【この記事のポイント(Insights)】
- 世界各地で地政学リスクが高まっており、米国不動産市場もその影響を受ける。
- 防衛産業が伸びるため、それらが盛んな都市では景気がよくなり、不動産市場も好調になる傾向がある。
- 国際貿易が盛んな港湾都市は、貿易戦争や経済制裁の影響を直接受けるため、不動産市場も一時的に低迷する傾向がある。
世界各地で高まる地政学リスク
近年、世界各地で地政学リスクが高まり続けています。ウクライナ紛争はロシアの侵攻によりエスカレートし、国際社会の緊張を一層高めました。また、イスラエルとガザの対立も激化し、中東地域の不安定要素が増しています。さらに、米中関係の緊張は、貿易戦争や技術覇権争いを背景に深刻化しています。これらのリスクは、世界のサプライチェーンの混乱やエネルギー価格の高騰を引き起こし、世界経済に広範な影響を与えているのはご存知の通りです。もちろん、アメリカ不動産市場もその影響からは逃れられません。本記事では、地政学リスクがアメリカ各都市の不動産市場が、地政学リスクから受ける影響の傾向をご紹介します。
傾向.1:防衛関連産業が盛んなエリアの不動産市場は、むしろ追い風を受ける
リスクというと、ネガティブな影響がまず頭に浮かびますが、必ずしもそうではありません。アメリカは防衛関連産業が盛んですから、地政学リスクの高まりはビジネスチャンスでもあるのです。防衛関連産業企業が集まることで知られる都市では、雇用や収入が増え、不動産の需要も増す可能性が高いです。
防衛関連産業が盛んな都市としての代表格はワシントンD.C.、ハンツビル(アラバマ州)、サンディエゴ(カリフォルニア州)、ジャクソンビル(フロリダ州)などです。これらの都市では過去に地政学リスクが高まった時期、例えば9.11やロシアによるウクライナ侵攻後に不動産市場が成長しています。
傾向.2:貿易拠点である港湾都市は、ダメージを受けやすい
反対に、地政学リスクが逆風となりやすいのが国際貿易都市です。国際関係の緊張により、貿易戦争や経済制裁が発生すると、輸出入活動が停滞します。これにより、港湾都市の物流産業の売上を直接的に低下させられます。また、港湾都市では、石油や金属などの輸送コストが大きい物品の製造業も盛んな傾向にありますが、これらの原材料の仕入れも滞ります。
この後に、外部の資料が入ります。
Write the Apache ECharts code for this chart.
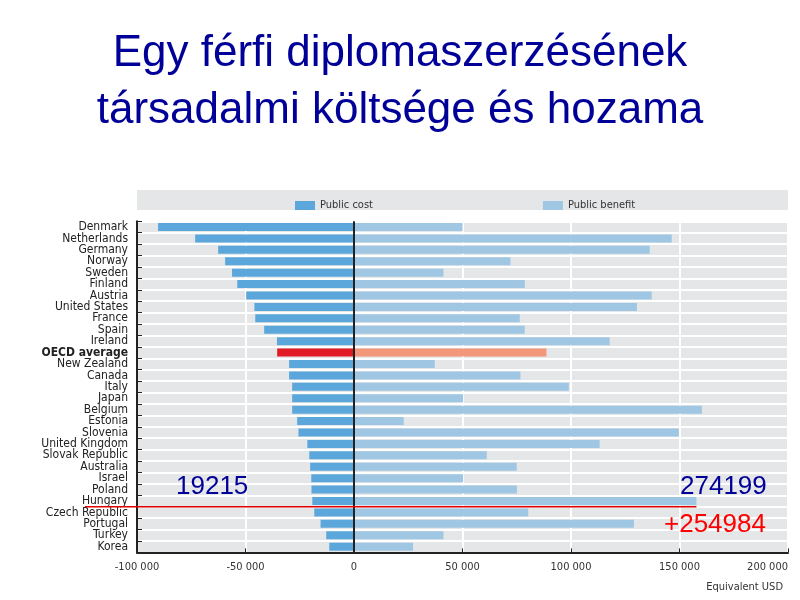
<!DOCTYPE html>
<html>
<head>
<meta charset="utf-8">
<script src="https://cdn.jsdelivr.net/npm/echarts@6/dist/echarts.min.js"></script>
<style>html,body{margin:0;padding:0;background:#fff}#c{width:800px;height:600px}</style>
</head>
<body>
<div id="c"></div>
<script>
const categories = ["Denmark","Netherlands","Germany","Norway","Sweden","Finland","Austria","United States","France","Spain","Ireland","OECD average","New Zealand","Canada","Italy","Japan","Belgium","Estonia","Slovenia","United Kingdom","Slovak Republic","Australia","Israel","Poland","Hungary","Czech Republic","Portugal","Turkey","Korea"];
const publicCost = [-90300,-73200,-62600,-59400,-56200,-53800,-49700,-45900,-45500,-41400,-35500,-35400,-29900,-29900,-28500,-28500,-28500,-26200,-25600,-21500,-20600,-20200,-19700,-19600,-19215,-18300,-15400,-12800,-11400];
const publicBenefit = [50000,146400,136300,72100,41200,78700,137200,130400,76400,78700,117800,88700,37200,76700,99000,50300,160300,22900,149700,113200,61200,75000,50300,75100,157800,80300,129000,41200,27200];
const xTicks = [-100000,-50000,0,50000,100000,150000,200000];
const titleLines = ["Egy férfi diplomaszerzésének","társadalmi költsége és hozama"];
const legendNames = ["Public cost","Public benefit"];
const notes = {cost:"19215", benefit:"274199", net:"+254984"};

const narrow = "'Liberation Sans Narrow','DejaVu Sans Condensed','Liberation Sans',sans-serif";
const costColor = '#5ba7dc', benefitColor = '#9fc7e3';
const hiIdx = categories.indexOf("OECD average");
const fmt = v => { const s = Math.abs(v).toString().replace(/\B(?=(\d{3})+(?!\d))/g,' '); return (v<0?'-':'')+s; };

const chart = echarts.init(document.getElementById('c'), null, {renderer:'canvas'});
const option = {
  animation:false,
  backgroundColor:'#fff',
  title:[{
    text: titleLines.join('\n'), left:'center', top:20,
    textStyle:{fontFamily:"'Liberation Sans',Arial,sans-serif", fontSize:44, fontWeight:'normal', color:'#000099', lineHeight:57}
  },{
    text:'Equivalent USD', right:12, top:577,
    textStyle:{fontFamily:narrow, fontSize:11, fontWeight:'normal', color:'#333'}
  }],
  legend:{
    data:legendNames, left:290, top:195, itemWidth:20, itemHeight:9, itemGap:170, icon:'rect',
    textStyle:{fontFamily:narrow, fontSize:11, color:'#333'}
  },
  grid:{left:137, right:12, top:221.3, bottom:47.6, show:true, backgroundColor:'#e5e6e7', borderWidth:0, containLabel:false, outerBoundsMode:'none'},
  xAxis:{
    type:'value', min:xTicks[0], max:xTicks[xTicks.length-1], interval:xTicks[1]-xTicks[0],
    axisLine:{show:true, onZero:false, lineStyle:{color:'#222', width:2}},
    axisTick:{show:true, inside:true, length:4, lineStyle:{color:'#222'}},
    axisLabel:{formatter:v=>fmt(v), fontFamily:narrow, fontSize:11, color:'#333', margin:9, alignMaxLabel:'right'},
    splitLine:{show:true, lineStyle:{color:'#fff', width:2}}
  },
  yAxis:{
    type:'category', data:categories, inverse:true,
    axisLine:{show:true, onZero:false, lineStyle:{color:'#222', width:2}},
    axisTick:{show:true, inside:true, length:5, lineStyle:{color:'#222'}},
    axisLabel:{
      fontFamily:narrow, fontSize:12, color:'#222', margin:9, interval:0,
      formatter:v=> v==="OECD average" ? '{b|'+v+'}' : v,
      rich:{b:{fontFamily:narrow, fontSize:12, fontWeight:'bold', color:'#222'}}
    },
    splitLine:{show:true, interval:0, lineStyle:{color:'#fff', width:2}}
  },
  series:[{
    name:legendNames[0], type:'bar', stack:'t', barWidth:8,
    itemStyle:{color:costColor},
    data:publicCost.map((v,i)=> i===hiIdx ? {value:v, itemStyle:{color:'#e01b24'}} : v),
    markLine:{silent:true, symbol:'none', label:{show:false}, lineStyle:{color:'#222', width:2, type:'solid'}, data:[{xAxis:0}]}
  },{
    name:legendNames[1], type:'bar', stack:'t', barWidth:8,
    itemStyle:{color:benefitColor},
    data:publicBenefit.map((v,i)=> i===hiIdx ? {value:v, itemStyle:{color:'#f4967a'}} : v)
  }]
};
chart.setOption(option);

// decorative legend band and annotations
const hu = categories.indexOf("Hungary");
const yA = chart.convertToPixel({yAxisIndex:0}, hu);
const yB = chart.convertToPixel({yAxisIndex:0}, hu+1);
const yLine = (yA+yB)/2;
const xEnd = chart.convertToPixel({xAxisIndex:0}, publicBenefit[hu]);
const gx0 = chart.convertToPixel({xAxisIndex:0}, xTicks[0]);
const gx1 = chart.convertToPixel({xAxisIndex:0}, xTicks[xTicks.length-1]);
const annFont = "'Liberation Sans',Arial,sans-serif";
chart.setOption({graphic:[
  {type:'rect', z:-1, silent:true, shape:{x:gx0, y:190, width:gx1-gx0, height:20}, style:{fill:'#e5e6e7'}},
  {type:'line', z:100, silent:true, shape:{x1:85, y1:yLine, x2:xEnd, y2:yLine}, style:{stroke:'#e00000', lineWidth:1.3}},
  {type:'text', z:100, left:176, top:474, style:{text:notes.cost, fontFamily:annFont, fontSize:26, fill:'#000099'}},
  {type:'text', z:100, left:680, top:474, style:{text:notes.benefit, fontFamily:annFont, fontSize:26, fill:'#000099'}},
  {type:'text', z:100, left:664, top:512, style:{text:notes.net, fontFamily:annFont, fontSize:26, fill:'#ff0000'}}
]});
</script>
</body>
</html>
これら主要産業が傾き、従業員の収入水準が下がると、小売業やサービスなども振るわなくなるという悪循環が起こります。
アメリカの代表的な港湾都市には、金属製品の輸出入が盛んなニューヨーク市、アジア圏との貿易を支えるシアトル(ワシントン州)、石油産業で発展したヒューストン(テキサス州)などが挙げられます。これらの都市では、例えば9.11やロシアによるウクライナ侵攻後に一時的に経済が低迷し、オフィスの空室増を中心に不動産市場も打撃を受けました。
傾向.3:地力がある都市は、短期で不調になっても長期的に見れば盛り返す
上述の通り、地政学リスクの影響は小さくありません。とはいえ、不動産市場としての地力のある地域は、短期(数ヶ月-1年スパン)的に低迷したとしても、長期(3-10年スパン)的に捉えれば必ず盛り返します。
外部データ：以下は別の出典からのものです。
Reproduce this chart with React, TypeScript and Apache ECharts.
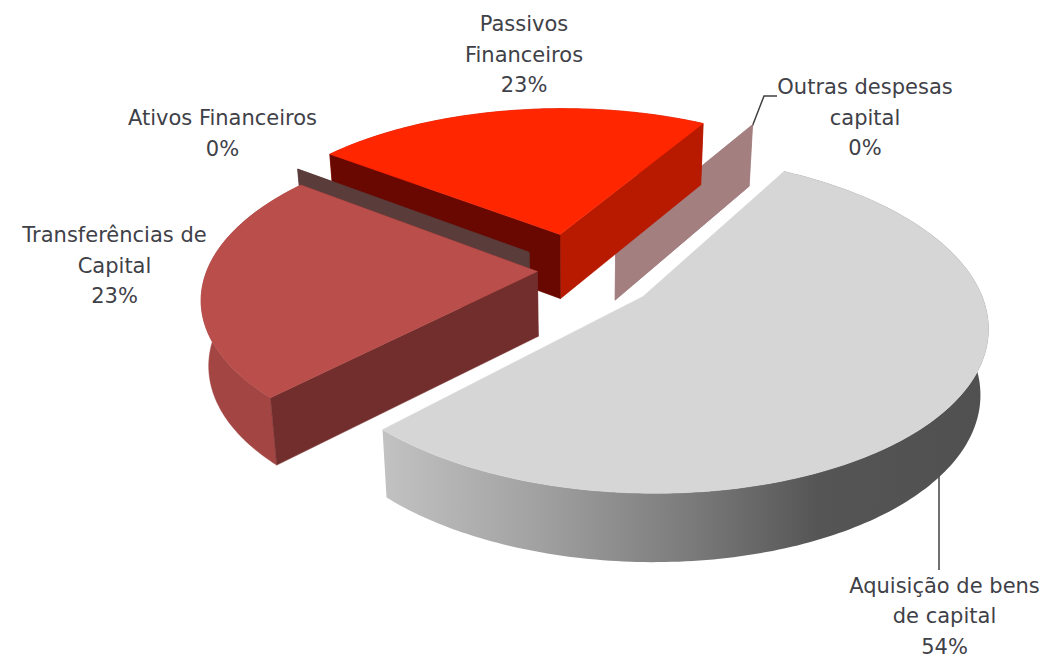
import React, { useEffect, useRef } from "react";
import * as echarts from "echarts";

const categories = ["Aquisição de bens\nde capital", "Transferências de\nCapital", "Ativos Financeiros", "Passivos\nFinanceiros", "Outras despesas\ncapital"];
const values = [54, 23, 0, 23, 0];

// presentation only
const explodeU = [0.18, -0.135, -0.163, -0.069, 0.106];
const explodeV = [0.12, -0.035, -0.16, -0.28, -0.27];
const topColors = ["#d6d6d6", "#b94e4b", "#5a3c3b", "#ff2600", "#a37f80"];
const startWall = [null, "#722e2d", "#5a3c3b", "#680800", "#a37f80"];
const endWall = [null, "#722e2d", "#5a3c3b", "#b81a00", "#a37f80"];
const drawOrder = [4, 3, 2, 1, 0];
const labelCenters = [[944.5, 585.5], [114.5, 235], [222.5, 118], [524, 24], [865, 87]];

const START = 30;
const CX = 582, CY = 277, A = 332.6, B = 158.5, H = 65, P = 0.16, P2 = 0.05, Q = 0.02;

const total = values.reduce((s, v) => s + v, 0);
const cumulative: number[] = [];
values.reduce((s, v, i) => { cumulative[i] = s; return s + v; }, 0);

function project(u: number, v: number, z: number): number[] {
  const f = 1 / (1 - v * P);
  const g = 1 / (1 - v * P2);
  return [CX + A * u * f * (1 - z * Q), CY + B * v * f + H * z * g];
}

function renderItem(params: any, api: any) {
  const i = drawOrder[params.dataIndex];
  const value = api.value(0);
  const a0 = START + (cumulative[i] / total) * 360;
  const a1 = a0 + (value / total) * 360;
  const rad = (d: number) => (d * Math.PI) / 180;
  const ex = explodeU[i];
  const ey = explodeV[i];
  const rim = (d: number, z: number) => project(ex + Math.sin(rad(d)), ey - Math.cos(rad(d)), z);
  const apex = (z: number) => project(ex, ey, z);
  const poly = (points: number[][], fill: any) => ({
    type: "polygon",
    silent: true,
    shape: { points },
    style: { fill, stroke: typeof fill === "string" ? fill : undefined, lineWidth: typeof fill === "string" ? 0.5 : 0 },
  });
  const children: any[] = [];
  const arcTop: number[][] = [];
  if (value > 0) {
    const n = Math.max(8, Math.round(a1 - a0));
    const arcBottom: number[][] = [];
    for (let k = 0; k <= n; k++) {
      const d = a0 + ((a1 - a0) * k) / n;
      arcTop.push(rim(d, 0));
      arcBottom.push(rim(d, 1));
    }
    const wallFill =
      i === 0
        ? new echarts.graphic.LinearGradient(0, 0, 1, 0, [
            { offset: 0, color: "#c2c2c2" },
            { offset: 0.25, color: "#a2a2a2" },
            { offset: 0.5, color: "#7c7c7c" },
            { offset: 0.72, color: "#555555" },
            { offset: 1, color: "#505050" },
          ])
        : i === 1
        ? "#a24543"
        : "#b81a00";
    children.push(poly([...arcTop, ...arcBottom.reverse()], wallFill));
  }
  if (endWall[i]) children.push(poly([apex(0), rim(a1, 0), rim(a1, 1), apex(1)], endWall[i]));
  if (startWall[i]) children.push(poly([apex(0), rim(a0, 0), rim(a0, 1), apex(1)], startWall[i]));
  if (value > 0) {
    children.push(poly([apex(0), ...arcTop], topColors[i]));
  }
  return { type: "group", children };
}

export default function App() {
  const ref = useRef<HTMLDivElement>(null);
  useEffect(() => {
    const chart = echarts.init(ref.current!, undefined, { renderer: "svg" });
    chart.setOption({
      animation: false,
      backgroundColor: "#ffffff",
      series: [
        {
          type: "custom",
          coordinateSystem: "none",
          renderItem,
          data: drawOrder.map((i) => [values[i]]),
        },
      ],
      graphic: [
        { type: "polyline", silent: true, shape: { points: [[752, 127], [764, 96], [777, 96]] }, style: { stroke: "#404040", lineWidth: 1.5, fill: "none" } },
        { type: "line", silent: true, shape: { x1: 939, y1: 475, x2: 939, y2: 570 }, style: { stroke: "#404040", lineWidth: 1.5 } },
        ...categories.flatMap((name, i) => {
          const lines = `${name}\n${Math.round((values[i] / total) * 100)}%`.split("\n");
          return lines.map((line, k) => ({
            type: "text",
            silent: true,
            x: labelCenters[i][0],
            y: labelCenters[i][1] + k * 30.5,
            style: {
              text: line,
              fill: "#3f4148",
              font: '21px "DejaVu Sans"',
              align: "center",
              verticalAlign: "middle",
            },
          }));
        }),
      ],
    });
    return () => chart.dispose();
  }, []);
  return <div ref={ref} style={{ position: "absolute", left: 0, top: 0, width: 1044, height: 657 }} />;
}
「不動産市場としての地力」とは、人口動態であり、投資家からの注目度です。人口が増加傾向にあり、投資家から注目度が高い都市であれば、不動産価格が下がりっぱなしになることはありません。産業低迷で一時的に下がったとしても、その都市から離れるつもりのない住民や、安く買って高く売りたい投資家からすれば、押し目買いのいい機会になるからです。彼らが買い支えることによって、価格は下げ止まり、やがて復調することが期待できます。
最後に、近年になって防衛関連産業が盛んになった都市を消化します。地政学リスクが今後さらに高まるとしたら、これらの都市の不動産市場も大いに成長する可能性がありますので、ぜひご注目ください。
オースティン(テキサス州)
元々テクノロジー産業が盛んだったが、近年は防衛関連のテック企業も急増。特にサイバーセキュリティや先端技術の開発が進んでいます。
デンバー(コロラド州)
宇宙産業の拠点としても成長しており、ロッキード・マーティンやノースロップ・グラマンなどの大手防衛企業が集まっています。
レドモンド(ワシントン州)
マイクロソフトの本社があることで知られ、人工知能やサイバーセキュリティ分野での防衛技術開発が活発です。
ロサンゼルス(カリフォルニア)
西海岸を代表する港湾都市で貿易不調のリスクはあるものの、近年は宇宙関連技術やドローン技術の開発拠点としての存在感を強めており、防衛関連のスタートアップ企業が多いのも特徴。ポジティブな影響のほうが大きいと予想されます。